Fourth Sunday of the Year

The Fourth Sunday of the Year

1 February 2015

St Joseph’s Church, 8.30am


My dear friends,


Ralph Waldo Emerson was one of the great literary figures of nineteenth century America. He was a most influential lecturer, poet, essayist and became one of the most vital of his country’s voices. In one of his essays he wrote: “Only so much do I know as I have lived. Instantly we know whose words are loaded with life. I learn immediately from any speaker how much he has lived. One person speaks from within or from experience, as a possessor of the fact; another speaks from without, as a spectator, or as acquainted with the facts on the evidence of a third person. It is no use to preach to me from without. I can do that myself.”


In today’s Gospel reading, we are told that Jesus’ teaching made a deep impression on the people because, unlike the scribes, he taught them with authority. In the words of Emerson; “Jesus spoke always from within and in a degree that transcended all others. But this is the way it should always be. All people stand continually in the expectation of the appearance of such a teacher.” He is saying that the only person who speaks with authority is the one who has experienced what is being talked about. There is no authority like the authority of one who has lived what he is saying.


What most impressed Jesus’ listeners was the authority with which he taught. He did not hold any official position. Jesus spoke with his own voice, with his own authority. His hearers could intuit that here was someone whose words and actions were in harmony. We do not know what Jesus actually said in the synagogue in Capernaum but it obviously resounded deeply with the life and experience of the locals. If we don’t know what Jesus taught there, we do know what he did. He healed a man possessed by an unclean spirit. He did this by the authority of his word. The people looking on were astonished. Who is this? They don’t know what to make of it all. Jesus had not been with them long enough yet for one of them to be able to declare, in answer to a question, “You are Christ, the Son of the living God.”


It takes us a long time to move from astonishment to belief. Today’s psalm response expresses the wish; “O that today you would listen to his voice. Harden not your hearts.” Opening our hearts to his word moves us from a tired and distant profession of faith to an energetic, real and living confession that Jesus Christ is Lord. It is no longer lip service; it is authentic. If our minds and hearts are deeply impressed by his word, we all, in a real sense, become teachers and healers through the coherence of our lives. Our lives can then become an expression of love which lifts it to a new level of enrichment.


The Rev Martin Luther King came to Memphis in April 1968. What brought him there was a strike by the city’s sanitation workers. Two black Memphis garbage collectors had been crushed to death by a malfunctioning truck. These deaths led to a strike by the city’s 1300 sanitation workers who were angry and frustrated by the pattern of neglect and abuse of city employees that led to the deaths. Dr King came to Memphis to rally the support of the Memphis religious community for the sanitation workers’ cause. At the height of the strike, two young black leaders of a group known as the ‘Invaders’, asked to meet with Dr King. The Invaders were tough, angry and ready to fight. They wanted drastic action.

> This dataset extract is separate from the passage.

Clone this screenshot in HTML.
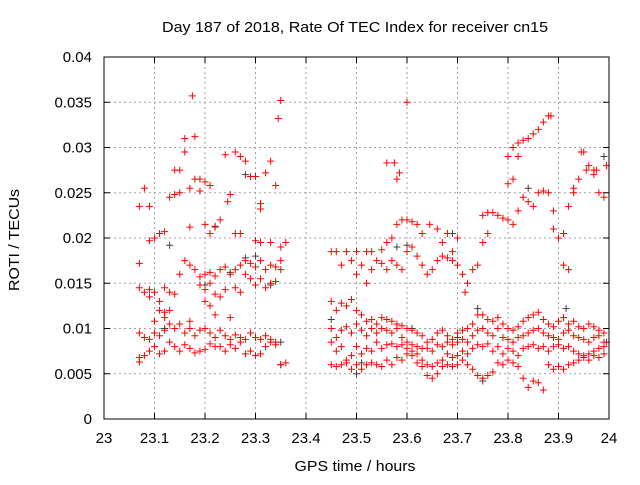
<!DOCTYPE html>
<html><head><meta charset="utf-8"><style>
body{margin:0;background:#fff;}
svg text{font-family:"Liberation Sans",sans-serif;font-size:15px;fill:#000;}
</style></head><body>
<svg id="chart" width="640" height="480">
<text x="355" y="32" text-anchor="middle" textLength="386" lengthAdjust="spacingAndGlyphs">Day 187 of 2018, Rate Of TEC Index for receiver cn15</text>
<g id="grid"></g><g id="ticks"></g><g id="marks"></g>
<rect x="104" y="57" width="505" height="362" fill="none" stroke="#000" stroke-width="1"/>
<text x="355" y="471" text-anchor="middle" textLength="121" lengthAdjust="spacingAndGlyphs">GPS time / hours</text>
<text transform="translate(19,240) rotate(-90)" text-anchor="middle" textLength="102" lengthAdjust="spacingAndGlyphs">ROTI / TECUs</text>
</svg>
<script>
const xTicks=[23,23.1,23.2,23.3,23.4,23.5,23.6,23.7,23.8,23.9,24];
const xTickLabels=["23","23.1","23.2","23.3","23.4","23.5","23.6","23.7","23.8","23.9","24"];
const yTicks=[0,0.005,0.01,0.015,0.02,0.025,0.03,0.035,0.04];
const yTickLabels=["0","0.005","0.01","0.015","0.02","0.025","0.03","0.035","0.04"];
const redA=[[23.07,0.0235],[23.08,0.0255],[23.09,0.0235],[23.07,0.0172],[23.09,0.0197],[23.10,0.0200],[23.11,0.0205],[23.12,0.0207],[23.13,0.0245],[23.14,0.0275],[23.14,0.0248],[23.15,0.0275],[23.15,0.0250],[23.16,0.0295],[23.16,0.031],[23.17,0.0212],[23.17,0.0255],[23.18,0.0312],[23.18,0.0265],[23.175,0.0357],[23.19,0.0265],[23.19,0.0252],[23.20,0.0262],[23.20,0.0215],[23.21,0.0258],[23.21,0.0205],[23.22,0.0212],[23.23,0.0220],[23.24,0.0292],[23.245,0.0240],[23.25,0.0248],[23.26,0.0295],[23.26,0.0205],[23.27,0.0290],[23.27,0.0205],[23.28,0.0285],[23.29,0.0268],[23.30,0.0268],[23.31,0.0232],[23.31,0.0238],[23.32,0.0272],[23.33,0.0285],[23.34,0.0258],[23.345,0.0332],[23.35,0.0352],[23.30,0.0197],[23.31,0.0195],[23.33,0.0195],[23.35,0.0190],[23.36,0.0195]];
const redB=[[23.07,0.0145],[23.08,0.0140],[23.09,0.0143],[23.09,0.0135],[23.10,0.0140],[23.11,0.0130],[23.12,0.0145],[23.13,0.0140],[23.14,0.0138],[23.15,0.0160],[23.16,0.0175],[23.17,0.0170],[23.18,0.0165],[23.19,0.0157],[23.20,0.0160],[23.21,0.0162],[23.22,0.0158],[23.23,0.0165],[23.24,0.0168],[23.25,0.0160],[23.26,0.0165],[23.27,0.0170],[23.28,0.0175],[23.29,0.0172],[23.30,0.0168],[23.31,0.0175],[23.32,0.0165],[23.33,0.0170],[23.34,0.0168],[23.35,0.0165],[23.35,0.0175],[23.19,0.0148],[23.20,0.0143],[23.21,0.0150],[23.22,0.0138],[23.23,0.0135],[23.24,0.0143],[23.26,0.0145],[23.27,0.0140],[23.28,0.0160],[23.29,0.0155],[23.30,0.0148],[23.31,0.0155],[23.32,0.0145],[23.33,0.0150],[23.34,0.0152],[23.11,0.0120],[23.12,0.0118],[23.13,0.0120],[23.20,0.0130],[23.21,0.0125]];
const redC=[[23.07,0.0068],[23.07,0.0063],[23.08,0.0070],[23.09,0.0075],[23.10,0.0080],[23.11,0.0072],[23.12,0.0075],[23.13,0.0085],[23.14,0.0080],[23.15,0.0075],[23.16,0.0082],[23.17,0.0078],[23.18,0.0073],[23.19,0.0075],[23.20,0.0077],[23.21,0.0083],[23.22,0.0080],[23.23,0.0080],[23.24,0.0075],[23.25,0.0082],[23.26,0.0078],[23.27,0.0085],[23.28,0.0072],[23.29,0.0075],[23.30,0.0070],[23.31,0.0072],[23.32,0.0080],[23.33,0.0085],[23.34,0.0082],[23.35,0.0060],[23.36,0.0062],[23.08,0.0090],[23.09,0.0088],[23.10,0.0095],[23.11,0.0092],[23.12,0.0098],[23.13,0.0105],[23.14,0.0100],[23.15,0.0105],[23.16,0.0095],[23.17,0.0100],[23.18,0.0092],[23.19,0.0098],[23.20,0.0100],[23.21,0.0095],[23.22,0.0090],[23.23,0.0098],[23.24,0.0092],[23.25,0.0088],[23.26,0.0093],[23.27,0.0090],[23.28,0.0088],[23.29,0.0095],[23.30,0.0090],[23.31,0.0088],[23.32,0.0092],[23.33,0.0088],[23.34,0.0085],[23.07,0.0095],[23.10,0.0108],[23.12,0.0112],[23.17,0.0108],[23.22,0.0115],[23.25,0.0112]];
const redD=[[23.56,0.0283],[23.575,0.0283],[23.58,0.0265],[23.585,0.0272],[23.60,0.0350],[23.50,0.0185],[23.52,0.0185],[23.53,0.0185],[23.55,0.0187],[23.56,0.0195],[23.57,0.0200],[23.58,0.0215],[23.59,0.0220],[23.60,0.0220],[23.61,0.0218],[23.62,0.0215],[23.63,0.0205],[23.645,0.0215],[23.66,0.0210],[23.67,0.0195],[23.68,0.0205],[23.69,0.0185],[23.70,0.0200],[23.45,0.0185],[23.46,0.0185],[23.47,0.0170],[23.48,0.0185],[23.49,0.0175],[23.50,0.0160],[23.51,0.0170],[23.52,0.0150],[23.53,0.0165],[23.54,0.0175],[23.55,0.0172],[23.56,0.0165],[23.57,0.0175],[23.58,0.0170],[23.59,0.0165],[23.60,0.0185],[23.61,0.0190],[23.62,0.0180],[23.63,0.0170],[23.64,0.0160],[23.65,0.0165],[23.66,0.0175],[23.67,0.0180],[23.68,0.0178],[23.69,0.0175],[23.70,0.0170],[23.71,0.0160],[23.715,0.0140],[23.72,0.0150],[23.73,0.0165],[23.74,0.0170],[23.75,0.0195],[23.76,0.0205],[23.75,0.0225],[23.76,0.0228],[23.77,0.0228],[23.78,0.0225],[23.79,0.0222],[23.80,0.0290],[23.81,0.0300],[23.82,0.0305],[23.83,0.0308],[23.84,0.0310],[23.85,0.0315],[23.86,0.0320],[23.87,0.0328],[23.88,0.0335],[23.885,0.0335],[23.80,0.0260],[23.81,0.0265],[23.82,0.0290],[23.80,0.0220],[23.81,0.0215],[23.82,0.0230],[23.83,0.0245],[23.84,0.0240],[23.85,0.0235],[23.86,0.0250],[23.87,0.0252],[23.88,0.0250],[23.89,0.0230],[23.89,0.0210],[23.90,0.0200],[23.91,0.0205],[23.91,0.0170],[23.92,0.0165],[23.92,0.0235],[23.93,0.0255],[23.94,0.0265],[23.945,0.0295],[23.95,0.0295],[23.955,0.0275],[23.96,0.0280],[23.97,0.0275],[23.975,0.0275],[23.98,0.0250],[23.99,0.0245],[23.995,0.0280],[23.93,0.0250],[23.97,0.0270]];
const lowX=[23.45,23.46,23.47,23.48,23.49,23.50,23.51,23.52,23.53,23.54,23.55,23.56,23.57,23.58,23.59,23.60,23.61,23.62,23.63,23.64,23.65,23.66,23.67,23.68,23.69,23.70,23.71,23.72,23.73,23.74,23.75,23.76,23.77,23.78,23.79,23.80,23.81,23.82,23.83,23.84,23.85,23.86,23.87,23.88,23.89,23.90,23.91,23.92,23.93,23.94,23.95,23.96,23.97,23.98,23.99];
const lowY=[[0.013,0.010,0.0085,0.006],[0.012,0.009,0.0075,0.0058],[0.0128,0.0098,0.008,0.006],[0.0125,0.0102,0.0065,0.0062],[0.0132,0.0095,0.007,0.0055],[0.0120,0.0105,0.008,0.006],[0.0115,0.0098,0.0072,0.0055],[0.0108,0.0092,0.0078,0.006],[0.0110,0.0100,0.0075,0.0062],[0.0105,0.0095,0.0085,0.006],[0.0112,0.0100,0.0078,0.0058],[0.0110,0.0098,0.0082,0.0065],[0.0108,0.0095,0.0083,0.006],[0.0105,0.0100,0.0080,0.0068],[0.0103,0.0090,0.0082,0.0065],[0.0100,0.0085,0.0078,0.0072],[0.0098,0.0082,0.0075,0.007],[0.0095,0.0080,0.0072,0.0062],[0.0092,0.0078,0.0065,0.0058],[0.0085,0.0078,0.006,0.0048],[0.0088,0.0075,0.0058,0.0045],[0.0095,0.0082,0.0062,0.005],[0.0098,0.0080,0.0065,0.0058],[0.0092,0.0085,0.0072,0.006],[0.0088,0.0082,0.0068,0.0058],[0.0095,0.0085,0.0070,0.006],[0.0098,0.0088,0.0075,0.0065],[0.0100,0.0085,0.0072,0.006],[0.0105,0.0092,0.0078,0.0055],[0.0115,0.0098,0.0082,0.0048],[0.0115,0.0100,0.0080,0.0045],[0.0110,0.0095,0.0083,0.0048],[0.0108,0.0092,0.0075,0.0052],[0.0112,0.0100,0.0080,0.0062],[0.0105,0.0090,0.0072,0.006],[0.0100,0.0088,0.0078,0.0065],[0.0098,0.0085,0.0075,0.0062],[0.0102,0.0090,0.0070,0.0058],[0.0108,0.0092,0.0078,0.0045],[0.0112,0.0095,0.0080,0.0035],[0.0115,0.0098,0.0082,0.0042],[0.0118,0.0100,0.0078,0.0040],[0.0110,0.0095,0.0080,0.0032],[0.0105,0.0092,0.0075,0.006],[0.0102,0.0090,0.0080,0.0055],[0.0108,0.0088,0.0082,0.0058],[0.0112,0.0095,0.0078,0.0055],[0.0105,0.0098,0.0080,0.006],[0.0108,0.0092,0.0075,0.0062],[0.0102,0.0090,0.0072,0.0065],[0.0100,0.0088,0.0070,0.0068],[0.0105,0.0085,0.0072,0.0065],[0.0102,0.0090,0.0075,0.007],[0.0098,0.0092,0.0078,0.0068],[0.0095,0.0085,0.0080,0.0072]];
const greyPts=[[23.13,0.0192],[23.20,0.0148],[23.22,0.0213],[23.28,0.0178],[23.30,0.0180],[23.28,0.0270],[23.35,0.0060],[23.35,0.0085],[23.45,0.0110],[23.50,0.0050],[23.51,0.0062],[23.58,0.0190],[23.60,0.0192],[23.61,0.0100],[23.69,0.0205],[23.70,0.0090],[23.74,0.0122],[23.75,0.0042],[23.84,0.0255],[23.91,0.0205],[23.915,0.0122],[23.99,0.0290],[23.995,0.0085],[23.12,0.0100],[23.25,0.0162],[23.33,0.0148]];

const X0=104,X1=609,Y0=419,Y1=57;
function sx(v){return X0+(v-23)*(X1-X0)/1;}
function sy(v){return Y0-v*(Y0-Y1)/0.04;}
const NS="http://www.w3.org/2000/svg";
function mk(tag,attrs,parent){const e=document.createElementNS(NS,tag);for(const k in attrs)e.setAttribute(k,attrs[k]);parent.appendChild(e);return e;}
const grid=document.getElementById('grid'),ticks=document.getElementById('ticks'),marks=document.getElementById('marks');
xTicks.forEach((t,i)=>{const x=sx(t);
 if(i>0&&i<xTicks.length-1){const g=mk('line',{x1:x,x2:x,y1:Y1,y2:Y0,stroke:'#a0a0a0','stroke-dasharray':'2,3'},grid);
 
 }
 mk('line',{x1:x,x2:x,y1:Y0,y2:Y0-6,stroke:'#000'},ticks);mk('line',{x1:x,x2:x,y1:Y1,y2:Y1+6,stroke:'#000'},ticks);
 const tx=mk('text',{x:x,y:443,'text-anchor':'middle'},ticks);tx.textContent=xTickLabels[i];
 
 });
yTicks.forEach((t,i)=>{const y=sy(t);
 if(i>0&&i<yTicks.length-1){const g=mk('line',{x1:X0,x2:X1,y1:y,y2:y,stroke:'#a0a0a0','stroke-dasharray':'2,3'},grid);
 
 }
 mk('line',{x1:X0,x2:X0+6,y1:y,y2:y,stroke:'#000'},ticks);mk('line',{x1:X1,x2:X1-6,y1:y,y2:y,stroke:'#000'},ticks);
 const tx=mk('text',{x:92,y:y+5,'text-anchor':'end'},ticks);tx.textContent=yTickLabels[i];
 
 });
function plus(x,y,col,name){const p=mk('path',{d:`M${sx(x)-3.5},${sy(y)}h7M${sx(x)},${sy(y)-3.5}v7`,stroke:col,'stroke-width':1,fill:'none'},marks);
 
 }
greyPts.forEach(p=>plus(p[0],p[1],'#404040','grey-point'));
[redA,redB,redC,redD].forEach(arr=>arr.forEach(p=>plus(p[0],p[1],'#ff0000','red-point')));
lowX.forEach((x,i)=>lowY[i].forEach(y=>plus(x,y,'#ff0000','red-point')));
</script>
</body></html>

But as soon as Dr King appeared, the atmosphere changed. One of the Invaders later said: “When Dr King came into the room, it seemed like all of a sudden there was a real rush of wind and everything went out and peace and calm settled over everything. You could feel peace around that man. I have never seen anyone that looked like peace, and that man looked like peace. I was kind of shocked.”


Today’s Gospel portrays Jesus as a teacher who possess an “authority” which is immediately perceived by his hearers, an authority that is centred in the example of his own compassion and empathy for those he has been called to serve. Such authority comes not from the power to coerce but from the ability to inspire. The black leaders of Memphis perceive the same authority in Martin Luther King: authority with peace at its core. The authority of Jesus lifts up rather than controls. Jesus sees his call to lead as a responsibility to serve others by revealing, not a God of judgement and vengeance, but the God who calls us to compassion and mercy for the sake of the kingdom of peace.